WRITTEN INSTRUCTION
In the entries below, identify every line with the string "that" and copy it.

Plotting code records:
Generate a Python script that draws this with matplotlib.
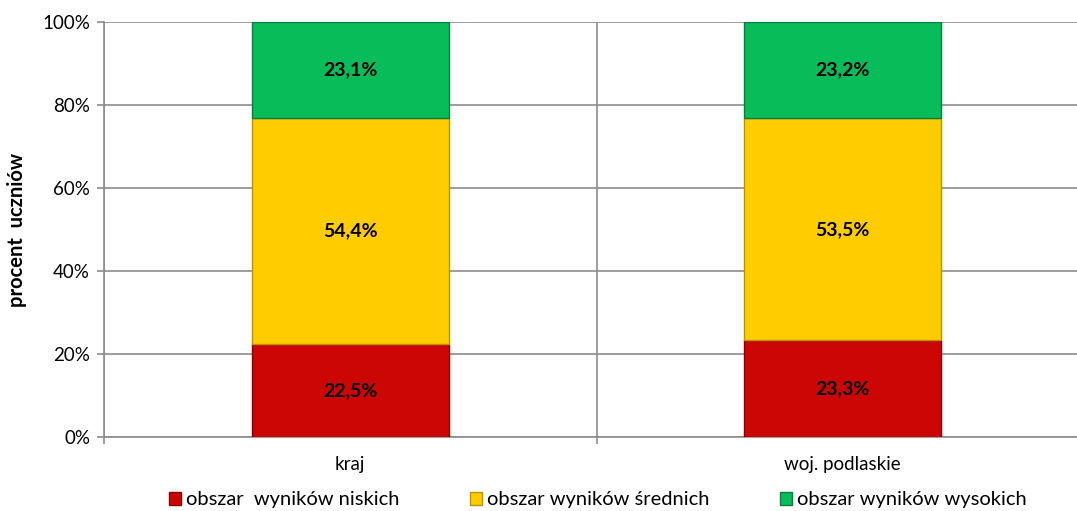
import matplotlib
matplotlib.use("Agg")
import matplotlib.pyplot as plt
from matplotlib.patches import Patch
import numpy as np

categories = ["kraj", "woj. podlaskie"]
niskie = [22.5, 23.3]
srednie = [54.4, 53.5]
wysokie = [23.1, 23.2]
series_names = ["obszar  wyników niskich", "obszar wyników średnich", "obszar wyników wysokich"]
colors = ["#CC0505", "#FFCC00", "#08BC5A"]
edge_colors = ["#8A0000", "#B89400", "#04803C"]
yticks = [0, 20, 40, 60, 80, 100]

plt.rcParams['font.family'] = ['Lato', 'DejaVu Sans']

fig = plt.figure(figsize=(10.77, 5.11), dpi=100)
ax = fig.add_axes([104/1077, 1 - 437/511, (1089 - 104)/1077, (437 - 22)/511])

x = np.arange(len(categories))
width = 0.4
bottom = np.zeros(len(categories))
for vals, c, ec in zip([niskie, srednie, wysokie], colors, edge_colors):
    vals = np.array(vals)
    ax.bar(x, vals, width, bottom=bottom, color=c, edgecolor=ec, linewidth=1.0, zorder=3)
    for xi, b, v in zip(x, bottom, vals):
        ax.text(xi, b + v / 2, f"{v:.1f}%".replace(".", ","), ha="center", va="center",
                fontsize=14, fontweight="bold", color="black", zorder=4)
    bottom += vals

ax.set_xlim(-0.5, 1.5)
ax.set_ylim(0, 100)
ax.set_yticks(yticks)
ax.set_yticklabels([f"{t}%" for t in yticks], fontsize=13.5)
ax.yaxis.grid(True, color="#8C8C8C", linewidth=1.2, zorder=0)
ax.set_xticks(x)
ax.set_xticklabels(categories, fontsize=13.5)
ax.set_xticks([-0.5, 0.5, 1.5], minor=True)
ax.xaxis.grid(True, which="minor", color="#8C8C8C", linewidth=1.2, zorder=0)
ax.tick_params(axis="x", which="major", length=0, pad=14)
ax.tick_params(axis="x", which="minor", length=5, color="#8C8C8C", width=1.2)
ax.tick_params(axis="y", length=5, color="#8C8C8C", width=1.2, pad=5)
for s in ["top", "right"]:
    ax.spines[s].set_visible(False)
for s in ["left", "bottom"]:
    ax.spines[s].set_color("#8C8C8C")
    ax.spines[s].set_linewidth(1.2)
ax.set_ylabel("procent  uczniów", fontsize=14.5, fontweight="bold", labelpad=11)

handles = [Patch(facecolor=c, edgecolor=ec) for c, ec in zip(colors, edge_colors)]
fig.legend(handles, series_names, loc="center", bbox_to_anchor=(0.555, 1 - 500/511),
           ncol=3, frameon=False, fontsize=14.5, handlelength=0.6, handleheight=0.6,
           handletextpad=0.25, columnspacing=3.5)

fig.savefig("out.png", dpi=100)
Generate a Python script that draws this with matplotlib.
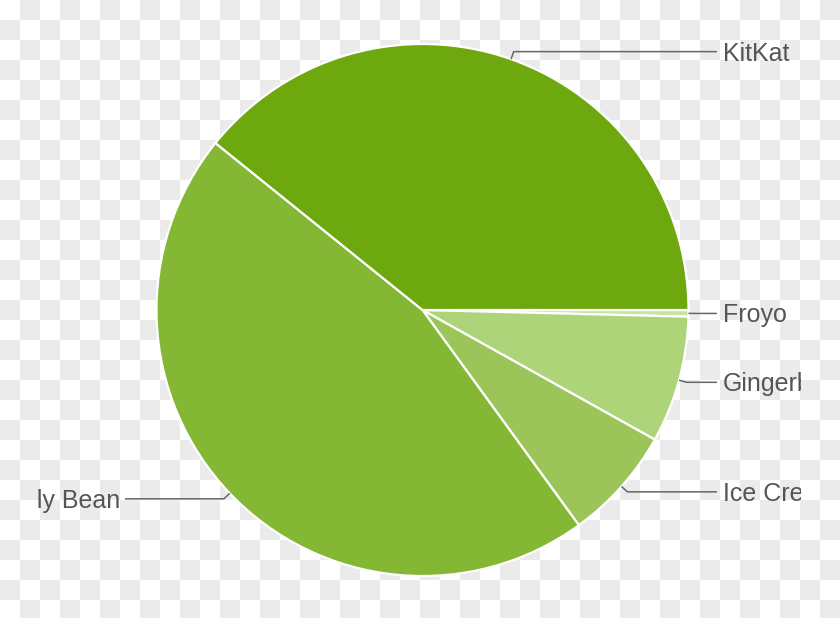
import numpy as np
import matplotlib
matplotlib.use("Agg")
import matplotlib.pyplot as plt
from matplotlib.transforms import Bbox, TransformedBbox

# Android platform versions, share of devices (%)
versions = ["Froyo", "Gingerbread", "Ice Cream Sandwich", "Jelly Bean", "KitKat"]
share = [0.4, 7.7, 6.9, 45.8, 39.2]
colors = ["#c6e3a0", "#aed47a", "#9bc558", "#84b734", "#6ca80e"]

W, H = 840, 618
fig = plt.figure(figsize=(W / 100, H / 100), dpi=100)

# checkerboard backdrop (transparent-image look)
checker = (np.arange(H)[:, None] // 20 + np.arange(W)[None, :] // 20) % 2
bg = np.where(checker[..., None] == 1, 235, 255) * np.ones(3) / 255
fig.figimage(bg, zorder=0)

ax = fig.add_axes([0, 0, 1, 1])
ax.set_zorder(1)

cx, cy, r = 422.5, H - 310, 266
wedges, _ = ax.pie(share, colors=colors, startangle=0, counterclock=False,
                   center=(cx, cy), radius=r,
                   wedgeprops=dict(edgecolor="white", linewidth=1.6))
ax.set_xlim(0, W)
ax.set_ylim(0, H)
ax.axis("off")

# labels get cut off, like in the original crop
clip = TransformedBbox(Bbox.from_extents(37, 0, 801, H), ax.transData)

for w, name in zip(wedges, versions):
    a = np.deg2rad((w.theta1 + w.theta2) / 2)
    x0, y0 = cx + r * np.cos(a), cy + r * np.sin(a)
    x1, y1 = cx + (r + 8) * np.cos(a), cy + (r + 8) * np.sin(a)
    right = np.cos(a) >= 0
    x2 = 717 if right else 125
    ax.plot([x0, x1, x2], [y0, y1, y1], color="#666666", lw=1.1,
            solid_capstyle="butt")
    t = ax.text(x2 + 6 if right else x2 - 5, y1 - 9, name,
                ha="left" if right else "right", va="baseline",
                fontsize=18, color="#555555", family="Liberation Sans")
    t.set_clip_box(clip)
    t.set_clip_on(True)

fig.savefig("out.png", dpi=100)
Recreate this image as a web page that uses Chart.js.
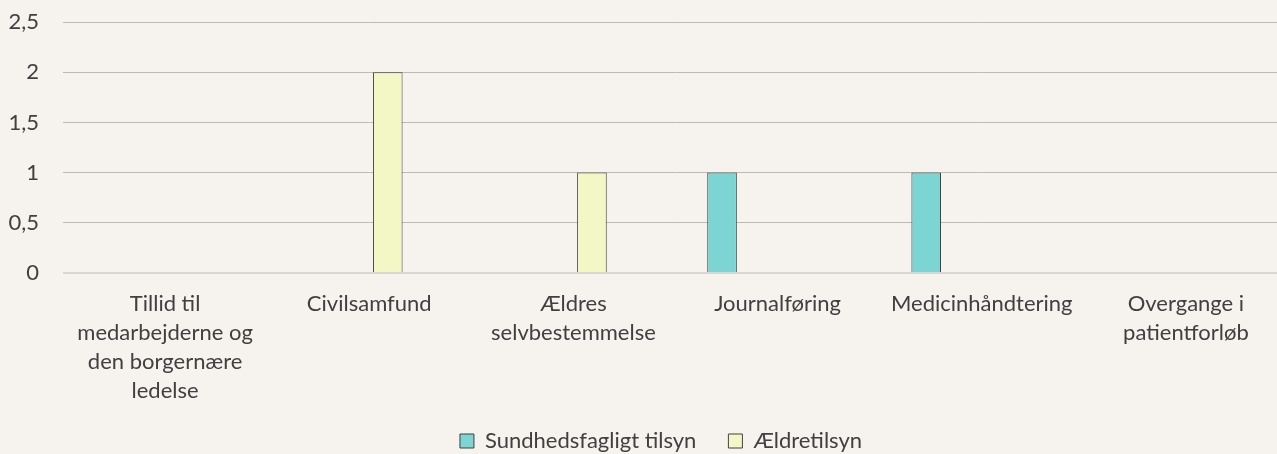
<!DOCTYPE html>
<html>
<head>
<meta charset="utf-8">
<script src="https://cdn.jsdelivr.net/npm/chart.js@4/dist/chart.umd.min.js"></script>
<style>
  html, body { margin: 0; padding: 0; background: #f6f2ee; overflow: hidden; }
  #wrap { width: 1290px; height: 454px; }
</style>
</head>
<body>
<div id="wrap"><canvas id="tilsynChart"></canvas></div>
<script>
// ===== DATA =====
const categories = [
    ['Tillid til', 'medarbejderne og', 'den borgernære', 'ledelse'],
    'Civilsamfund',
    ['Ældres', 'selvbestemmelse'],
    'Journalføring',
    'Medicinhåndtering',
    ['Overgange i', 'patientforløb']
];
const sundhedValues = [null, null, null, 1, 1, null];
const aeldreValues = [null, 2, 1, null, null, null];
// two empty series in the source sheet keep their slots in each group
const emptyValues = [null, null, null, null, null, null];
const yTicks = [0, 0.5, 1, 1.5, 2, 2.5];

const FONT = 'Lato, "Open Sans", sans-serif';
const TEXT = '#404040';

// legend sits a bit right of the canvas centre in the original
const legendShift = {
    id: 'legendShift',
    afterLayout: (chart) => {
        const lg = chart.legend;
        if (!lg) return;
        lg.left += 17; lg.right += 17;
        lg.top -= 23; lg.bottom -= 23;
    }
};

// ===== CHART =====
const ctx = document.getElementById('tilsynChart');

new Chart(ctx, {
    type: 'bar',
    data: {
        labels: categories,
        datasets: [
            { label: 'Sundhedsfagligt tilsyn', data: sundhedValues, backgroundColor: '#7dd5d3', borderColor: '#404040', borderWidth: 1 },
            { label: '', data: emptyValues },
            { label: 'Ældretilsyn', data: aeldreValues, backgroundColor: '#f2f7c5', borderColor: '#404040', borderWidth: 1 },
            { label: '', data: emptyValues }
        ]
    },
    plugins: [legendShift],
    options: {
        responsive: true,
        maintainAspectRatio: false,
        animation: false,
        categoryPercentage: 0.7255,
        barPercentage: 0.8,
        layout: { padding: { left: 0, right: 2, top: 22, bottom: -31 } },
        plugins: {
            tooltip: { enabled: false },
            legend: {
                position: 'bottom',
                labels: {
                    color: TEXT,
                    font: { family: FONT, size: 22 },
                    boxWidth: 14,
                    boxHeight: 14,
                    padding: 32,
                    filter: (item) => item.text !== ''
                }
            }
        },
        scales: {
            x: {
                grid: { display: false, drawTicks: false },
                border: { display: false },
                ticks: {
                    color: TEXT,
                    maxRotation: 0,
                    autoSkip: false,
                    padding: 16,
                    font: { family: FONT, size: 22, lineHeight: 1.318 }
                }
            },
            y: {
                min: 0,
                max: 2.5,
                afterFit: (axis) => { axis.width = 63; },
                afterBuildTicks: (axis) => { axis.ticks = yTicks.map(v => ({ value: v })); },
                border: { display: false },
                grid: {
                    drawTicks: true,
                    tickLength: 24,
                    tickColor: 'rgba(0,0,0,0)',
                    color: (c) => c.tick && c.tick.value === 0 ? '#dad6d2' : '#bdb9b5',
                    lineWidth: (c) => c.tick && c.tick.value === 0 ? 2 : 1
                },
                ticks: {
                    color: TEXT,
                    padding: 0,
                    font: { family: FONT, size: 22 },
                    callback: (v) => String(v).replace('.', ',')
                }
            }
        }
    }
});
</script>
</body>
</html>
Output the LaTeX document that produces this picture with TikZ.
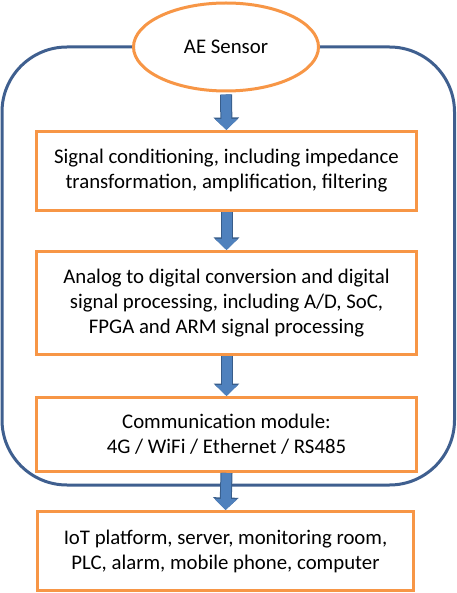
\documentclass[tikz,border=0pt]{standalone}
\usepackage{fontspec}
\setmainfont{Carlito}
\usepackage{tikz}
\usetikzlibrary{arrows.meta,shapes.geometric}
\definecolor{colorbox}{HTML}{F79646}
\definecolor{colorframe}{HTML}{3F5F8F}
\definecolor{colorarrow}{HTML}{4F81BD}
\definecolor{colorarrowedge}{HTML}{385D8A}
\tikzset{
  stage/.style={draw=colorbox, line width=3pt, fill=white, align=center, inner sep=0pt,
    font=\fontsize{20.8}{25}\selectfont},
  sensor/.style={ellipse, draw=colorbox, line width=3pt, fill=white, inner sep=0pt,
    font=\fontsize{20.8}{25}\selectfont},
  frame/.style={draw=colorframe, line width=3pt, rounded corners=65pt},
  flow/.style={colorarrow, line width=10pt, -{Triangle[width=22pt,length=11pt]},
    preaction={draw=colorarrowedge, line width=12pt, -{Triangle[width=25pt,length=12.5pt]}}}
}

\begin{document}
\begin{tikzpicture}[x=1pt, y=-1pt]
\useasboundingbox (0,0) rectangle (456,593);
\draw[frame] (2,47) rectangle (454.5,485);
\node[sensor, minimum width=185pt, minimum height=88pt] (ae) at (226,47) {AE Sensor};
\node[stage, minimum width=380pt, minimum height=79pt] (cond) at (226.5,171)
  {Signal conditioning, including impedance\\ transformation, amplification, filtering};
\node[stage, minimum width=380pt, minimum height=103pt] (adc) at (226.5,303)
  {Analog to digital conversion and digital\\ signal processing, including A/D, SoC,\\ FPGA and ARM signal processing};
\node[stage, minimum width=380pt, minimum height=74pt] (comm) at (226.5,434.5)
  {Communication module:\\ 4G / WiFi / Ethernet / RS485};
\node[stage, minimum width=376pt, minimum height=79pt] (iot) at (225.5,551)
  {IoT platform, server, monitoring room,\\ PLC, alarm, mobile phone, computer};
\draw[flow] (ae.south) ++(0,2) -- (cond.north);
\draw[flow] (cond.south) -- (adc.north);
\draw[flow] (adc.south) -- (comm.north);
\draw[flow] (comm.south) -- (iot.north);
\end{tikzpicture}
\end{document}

RESULT BELOW
Generate a Python script that draws this with matplotlib.
Generate a Python script that draws this with matplotlib.
Recreate this image as a web page that uses Chart.js.
Output the LaTeX document that produces this picture with TikZ.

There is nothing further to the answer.